The role of water vapor and its associated latent heating in extreme Beaufort coastal storm surge events

During the rather limited ice-free season that typically may occur from late July through early October, the Beaufort Sea region is susceptible to extreme windstorms, many of which produce damaging storm surges to low-lying coastal communities. During the most recent years, the ice-free season has lengthened, suggesting an increased vulnerability of coastal communities to cyclogenesis-related windstorms. Therefore, our research focuses on the dynamic and thermodynamic mechanisms responsible for significant surface wind events during the ice-free season in this region.

Our analysis methodology includes the detailed synoptic-dynamic analysis, including numerical experiments, on a case of an especially long-lived extreme storm surge that occurred in September 1999. We utilize conventional surface and upper-air station data, along with satellite and ground-based water vapor data. We also utilize global and regional reanalysis data to document the synoptic-scale and mesoscale environments associated with the cyclogenesis events. Our numerical experiments with the Weather Research and Forecasting (WRF) model include sensitivity testing with COSMIC-derived water vapor data, and sensitivity tests to illustrate the relative roles that latent heating plays in the storm surge event, at various stages in its lifecycle.

A particularly important finding of our research on the devastating September 1999 storm surge event is that a relatively rare case of explosive cyclogenesis in the Gulf of Alaska is a key player in this Beaufort storm surge. The deep-tropospheric latent heating during the explosive cyclogenesis generates a dynamic tropopause ridge. This ridge in turn induces surface ridging that contributes to the strong west-northwesterlies associated with the storm surge.

We find that a significant synoptic-scale signature to several Beaufort coastal cyclone events includes surface anticylonic ridging northward of the Alaskan Brooks Mountain Range.
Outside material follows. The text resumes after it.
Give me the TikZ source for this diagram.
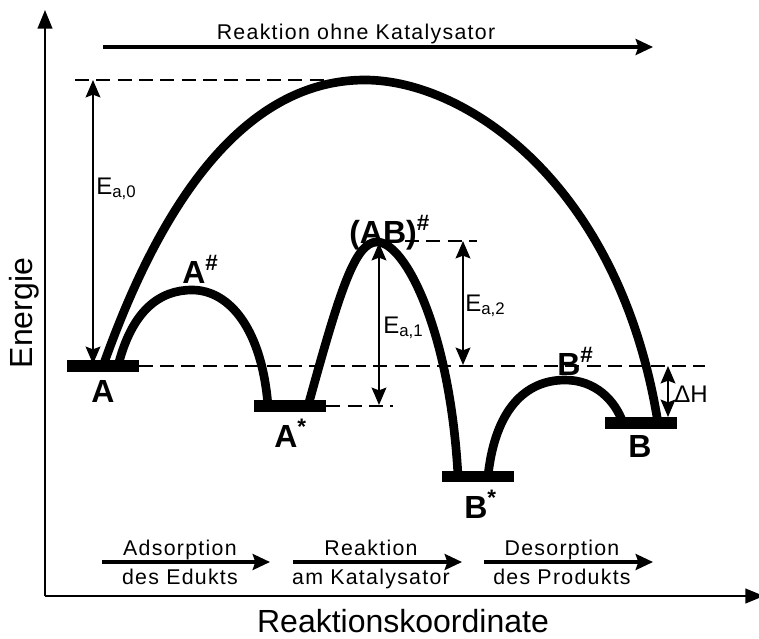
\documentclass[tikz,border=0pt]{standalone}
\usepackage{fontspec}
\setmainfont{Liberation Sans}
\newfontfamily\spacedfont[LetterSpace=6]{Liberation Sans}
\usepackage{tikz}
\usetikzlibrary{arrows.meta}
\tikzset{
    enlevel/.style={fill=black, minimum width=54pt, minimum height=8.8pt, inner sep=0pt},
    curve/.style={line width=6.5pt},
    guide/.style={line width=2.2pt, dash pattern=on 10.5pt off 5.5pt},
    earrow/.style={line width=1.6pt, {Stealth[length=13pt,width=11pt,inset=2pt]}-{Stealth[length=13pt,width=11pt,inset=2pt]}},
    axis/.style={line width=1.6pt, -{Triangle[length=14pt,width=11pt]}},
    phase/.style={line width=2.4pt, -{Stealth[length=13pt,width=12pt,inset=2pt]}},
    state/.style={inner sep=0pt, font=\fontsize{24}{26}\selectfont\bfseries},
    barrier/.style={inner sep=0pt, font=\fontsize{18}{20}\selectfont},
    caption/.style={inner sep=0pt, font=\spacedfont\fontsize{16}{18}\selectfont},
    title/.style={inner sep=0pt, font=\fontsize{24}{26}\selectfont}
}

\begin{document}
\begin{tikzpicture}[x=0.75pt, y=-0.75pt]
    \useasboundingbox (0,0) rectangle (759,638);

    \coordinate (O) at (45,596);
    \coordinate (ytip) at (45,10);
    \coordinate (xtip) at (764,596);
    \draw[axis] (O) -- (ytip);
    \draw[axis] (O) -- (xtip);
    \node[title, rotate=90] (energy) at (24,313) {Energie};
    \node[title, anchor=base] (coord) at (403,632) {Reaktionskoordinate};

    \node[enlevel] (lvA) at (102.5,366) {};
    \node[enlevel] (lvAs) at (290,406) {};
    \node[enlevel] (lvBs) at (478,476.5) {};
    \node[enlevel] (lvB) at (641,423) {};

    \coordinate (fA) at (103,366);
    \coordinate (top) at (365,80);
    \coordinate (fB) at (658,423);
    \coordinate (a1) at (118,366);
    \coordinate (pA) at (192,290);
    \coordinate (a2) at (268,406);
    \coordinate (ab1) at (308,406);
    \coordinate (pAB) at (377,242);
    \coordinate (ab2) at (458,476);
    \coordinate (b1) at (488,476);
    \coordinate (pB) at (565,380);
    \coordinate (b2) at (623,423);

    \coordinate (topL) at (75,80);
    \coordinate (guideA) at (705,366);
    \coordinate (guideAs) at (393,406);
    \coordinate (guideABl) at (405,241);
    \coordinate (guideABr) at (477,241);
    \draw[guide] (topL) -- (top);
    \draw[guide] (lvA.east) -- (guideA);
    \draw[guide] (lvAs.east) -- (guideAs);
    \draw[guide] (guideABl) -- (guideABr);

    \draw[curve] (fA) .. controls (146,245) and (225,80) .. (top)
        .. controls (465,80) and (619.5,182.5) .. (fB);
    \draw[curve] (a1) .. controls (132,310) and (160,290) .. (pA)
        .. controls (230,290) and (262,330) .. (a2);
    \draw[curve] (ab1) .. controls (340,290) and (355,242) .. (pAB)
        .. controls (405,242) and (450,330) .. (ab2);
    \draw[curve] (b1) .. controls (495,410) and (525,380) .. (pB)
        .. controls (595,380) and (615,400) .. (b2);

    \coordinate (ea0t) at (93,80);
    \coordinate (ea0b) at (93,364);
    \coordinate (ea1t) at (379,243);
    \coordinate (ea1b) at (379,405);
    \coordinate (ea2t) at (463,241);
    \coordinate (ea2b) at (463,365);
    \coordinate (dHt) at (668,366);
    \coordinate (dHb) at (668,417);
    \draw[earrow] (ea0t) -- (ea0b);
    \draw[earrow] (ea1t) -- (ea1b);
    \draw[earrow] (ea2t) -- (ea2b);
    \draw[earrow] (dHt) -- (dHb);
    \node[barrier, anchor=base west] (ea0) at (96,194) {E\textsubscript{a,0}};
    \node[barrier, anchor=base west] (ea1) at (383,333) {E\textsubscript{a,1}};
    \node[barrier, anchor=base west] (ea2) at (465,311) {E\textsubscript{a,2}};
    \node[inner sep=0pt, font=\fontsize{18}{20}\selectfont, anchor=base west] (dH) at (674,402) {ΔH};

    \node[state, anchor=base] (labA) at (103,402) {A};
    \node[state, anchor=base west] (labAt) at (182,283) {A\textsuperscript{\#}};
    \node[state, anchor=base west] (labAs) at (274,447) {A\textsuperscript{*}};
    \node[state, anchor=base west] (labABt) at (349,243) {(AB)\textsuperscript{\#}};
    \node[state, anchor=base west] (labBs) at (464,518) {B\textsuperscript{*}};
    \node[state, anchor=base west] (labBt) at (557,375) {B\textsuperscript{\#}};
    \node[state, anchor=base] (labB) at (640,457) {B};

    \coordinate (noCatL) at (103,47);
    \coordinate (noCatR) at (653,47);
    \draw[phase] (noCatL) -- (noCatR);
    \node[caption, anchor=base] (noCat) at (356,40) {Reaktion ohne Katalysator};

    \coordinate (adsL) at (102,562);
    \coordinate (adsR) at (270,562);
    \coordinate (reaL) at (293,562);
    \coordinate (reaR) at (462,562);
    \coordinate (desL) at (484,562);
    \coordinate (desR) at (653,562);
    \draw[phase] (adsL) -- (adsR);
    \draw[phase] (reaL) -- (reaR);
    \draw[phase] (desL) -- (desR);
    \node[caption, anchor=base] (ads1) at (180,555) {Adsorption};
    \node[caption, anchor=base] (ads2) at (180,584) {des Edukts};
    \node[caption, anchor=base] (rea1) at (371,555) {Reaktion};
    \node[caption, anchor=base] (rea2) at (371,584) {am Katalysator};
    \node[caption, anchor=base] (des1) at (562,555) {Desorption};
    \node[caption, anchor=base] (des2) at (562,584) {des Produkts};
\end{tikzpicture}
\end{document}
The associated cold surge is associated with surface coastal frontogenesis, and subsequent cyclogenesis. This synoptic-scale signature is often conditioned by the presence of anomalously-warm and moist air to the southeast of the cold surge. The associated strong frontogenesis, along with latent heating, provides a significant mesoscale trigger to the frontal cyclone. We also examine other cyclogenetic mechanisms, including predictability issues, for this presentation.